As the country descended into chaos, the IMF said it was monitoring the situation. “Our main goal in supporting Kenya is to help it overcome the difficult economic challenges it faces and improve its economic prospects and the wellbeing of its people,” IMF Director of Communication Julie Kozack said.

According to the Reuters news agency, Ruto spoke to IMF President Kristalina Georgieva in the days after the protests although it is not clear what they discussed.

Diplomatic sources told the news agency there is an agreement among major donors that the IMF needs to show flexibility on the targets for Kenya. The organisation is set for another review this month.

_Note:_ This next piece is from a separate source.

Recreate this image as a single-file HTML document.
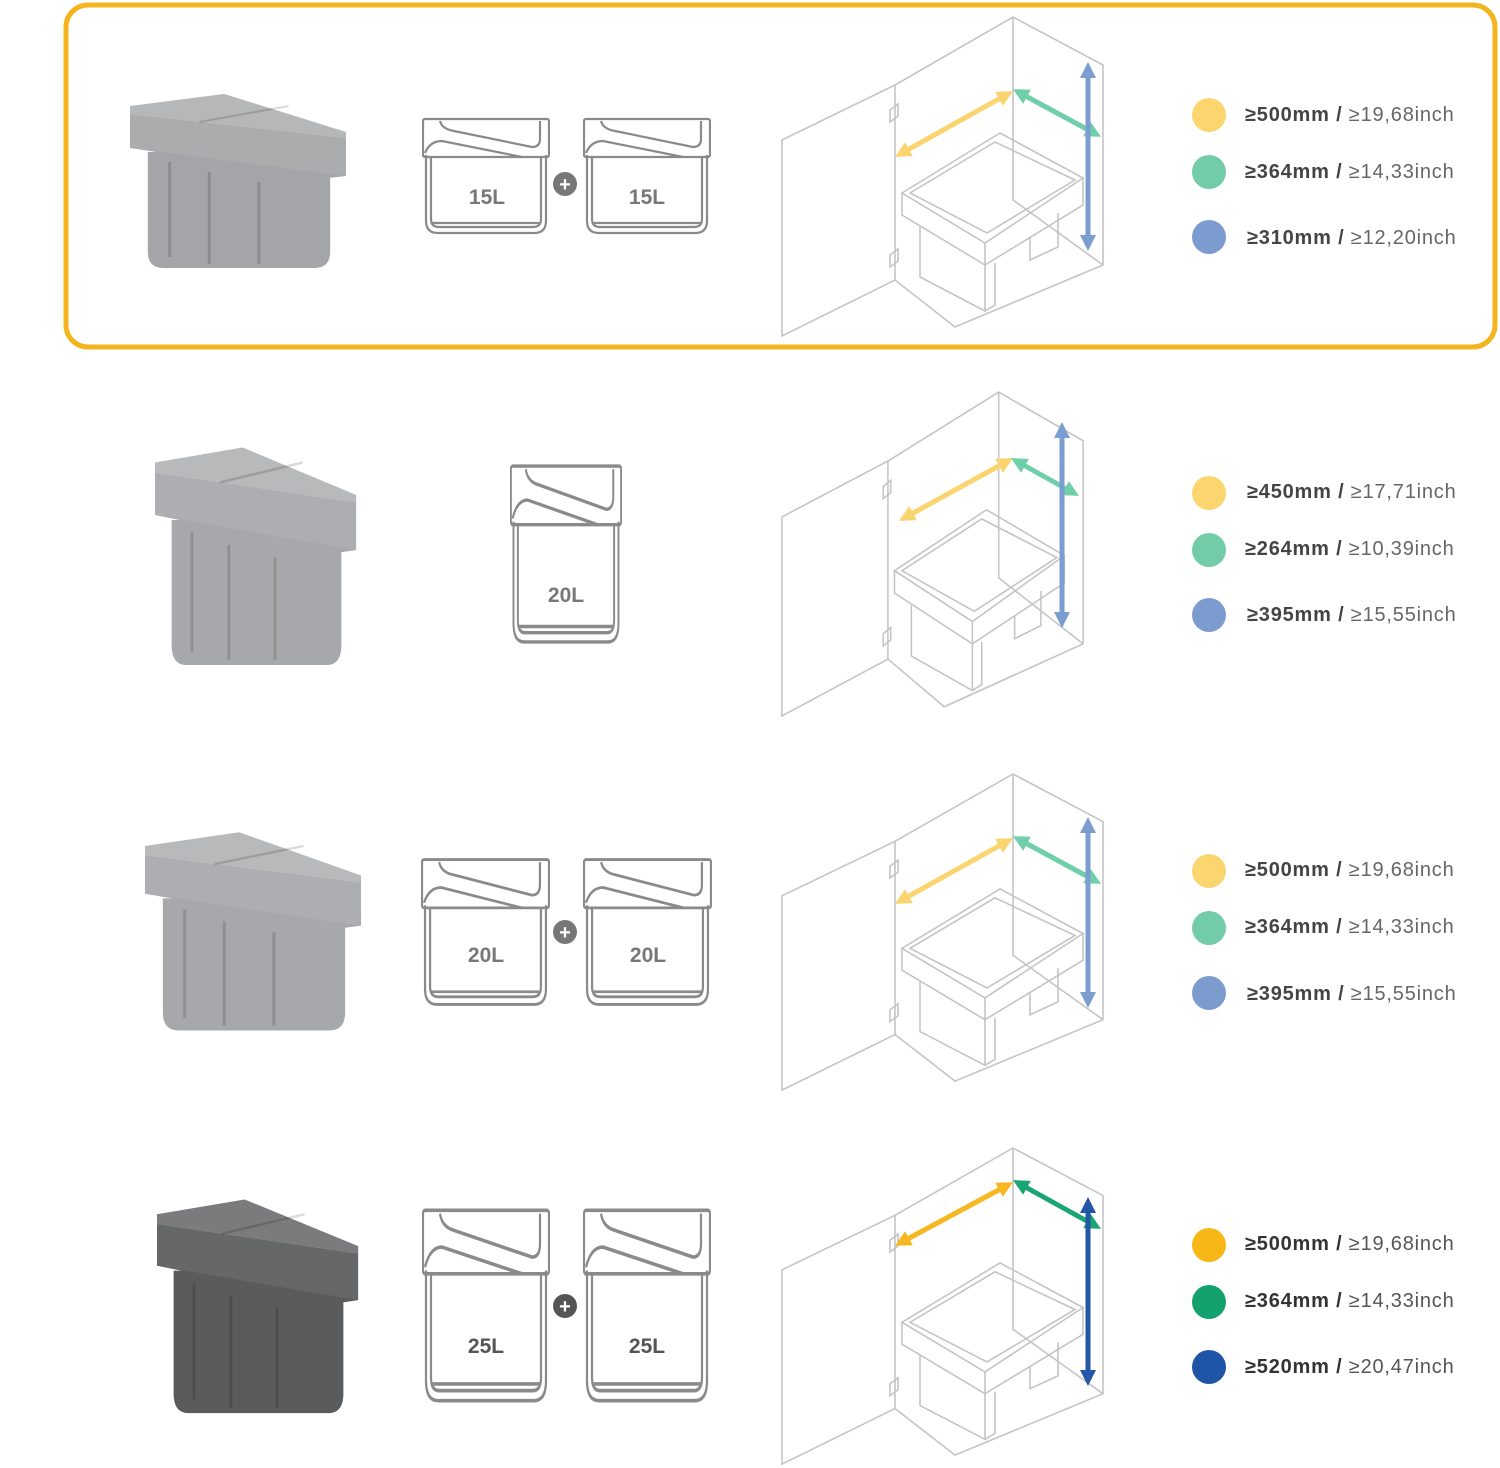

At the review in January, the IMF said Kenyan authorities made progress on reforms but were slow on tax collections.

What’s next?

Kenya will now likely have to submit a new revenue plan to the IMF, analysts said.

On Friday, Ruto announced new austerity measures expected to fill the gap caused by the withdrawn tax bill. Ruto said his government would generate needed funds by cutting 177 billion shillings ($1.39bn) from the budget for the fiscal year that began this month and borrow about 169 billion shillings ($1.31bn).

Forty-seven state corporations are to be dissolved, the number of government advisers halved, nonessential travel by public officers suspended, and budgets removed for the wives of the president and deputy, he added.

“I believe these changes will set our country on a trajectory towards economic transformation,” Ruto said.

Investor sentiment was down as protests escalated over recent weeks, and the Kenyan shilling fell slightly against the dollar. But if the government pushes through those spending cuts, the currency will likely bounce back in the coming weeks, economist Oluwole said.

“They’re now basically doing everything they were supposed to do before,” she said. “When the IMF gives you conditions, you don’t need to pass on the bulk to the people when you know the situation in your country.”